The Bank of England published draft regulatory rules for systemic stablecoins on June 22, 2026, significantly loosening the framework for sterling-backed digital currencies. The new rules ease reserve requirements for issuers, eliminate holding limits entirely, and impose a temporary £40 billion issuance cap to manage systemic risk during the initial phase of adoption.

The shift marks a substantial departure from the BoE's previous stance on stablecoin regulation. Under the new framework, stablecoin issuers will face reduced capital and liquidity buffers compared to earlier proposals, creating a clearer path to market entry. The £40 billion cap functions as a circuit breaker rather than a permanent ceiling, designed to allow the regulator to monitor systemic risks while the sterling stablecoin market matures. The BoE expects this approach will enable the first licensed stablecoin issuers to launch in 2027.

The regulatory shift reflects a broader global movement toward clearer stablecoin frameworks. The European Union's Markets in Crypto-Assets Regulation (MiCA), which took effect in December 2023, established detailed rules for stablecoin issuance and capital requirements. Singapore amended its Payment Services Act in 2023 to create a dedicated regulatory pathway for stablecoins. The BoE's framework now positions the UK as a competitive jurisdiction for fintech innovation while maintaining oversight mechanisms.

The temporary nature of the £40 billion cap represents both a pragmatic safeguard and a source of potential friction. By capping issuance volume, the BoE can observe how stablecoin adoption affects payment systems, liquidity flows, and financial stability before removing restrictions. However, this uncertainty cuts both ways. Fintech firms and banks considering sterling stablecoin projects face questions about whether the cap will be lifted, maintained, or tightened after the initial phase. Large institutional players may hesitate to invest heavily in infrastructure if regulatory conditions remain in flux.

Reserve requirements under the new rules also reflect a calculated risk. Stablecoin issuers must maintain backing for their tokens, but the BoE's eased requirements signal confidence that the market can self-regulate through competition and reputation. If a major stablecoin issuer fails to maintain adequate reserves during market stress, however, the consequences could ripple through payment systems that rely on sterling stablecoins for settlement. The regulator will need robust monitoring mechanisms to detect reserve shortfalls before they become systemic problems.

The elimination of holding limits removes a previous constraint that would have capped how much sterling stablecoin any single entity could hold. This change opens the door for institutional adoption and integration into corporate treasury management. Banks and payment processors can now use sterling stablecoins without worrying about regulatory caps on their exposure, provided total issuance stays below £40 billion.
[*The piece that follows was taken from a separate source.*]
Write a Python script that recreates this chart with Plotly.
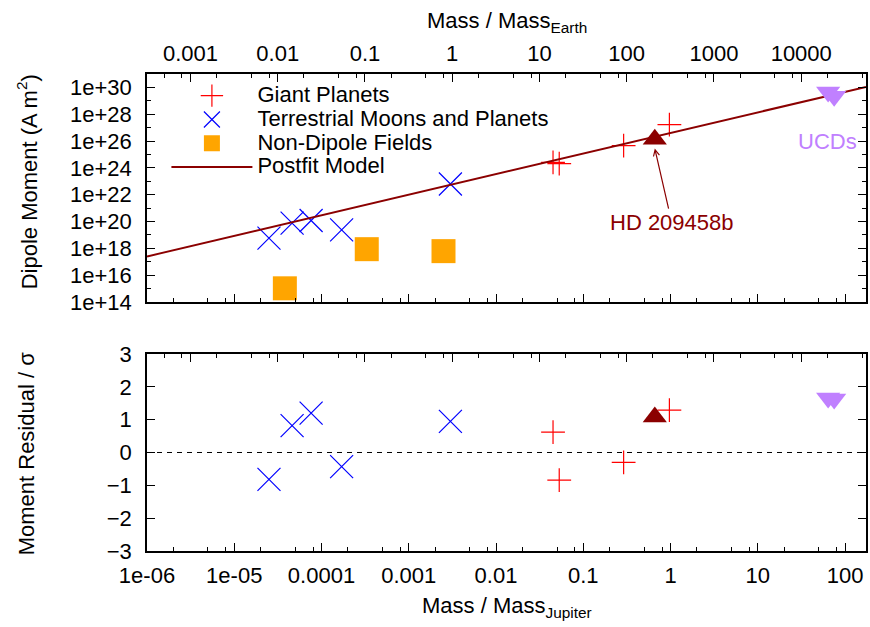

Competitors are moving quickly in parallel. The US has seen multiple stablecoin bills introduced in Congress, though no comprehensive federal framework has passed. The EU's MiCA framework is already operational, giving European stablecoin issuers regulatory clarity. If the UK's framework becomes too restrictive or moves too slowly, fintech firms and banks may prioritize euro or dollar stablecoins instead, limiting the BoE's influence over sterling-denominated digital payments.

The BoE's approach balances two competing pressures: financial innovation and systemic stability. Sterling stablecoins could improve payment efficiency, reduce settlement friction, and position the UK as a fintech hub. At the same time, rapid adoption without adequate oversight could expose the financial system to new risks. The £40 billion cap and eased reserve requirements reflect the regulator's judgment that these risks are manageable if monitored closely.

For the crypto industry, the BoE's decision signals that major central banks are moving past blanket skepticism toward stablecoins. Regulatory frameworks are becoming more sophisticated and less ideological. The next phase will test whether the framework actually attracts issuers and users or whether the restrictions prove too burdensome compared to alternatives. The 2027 launch window will be the real test.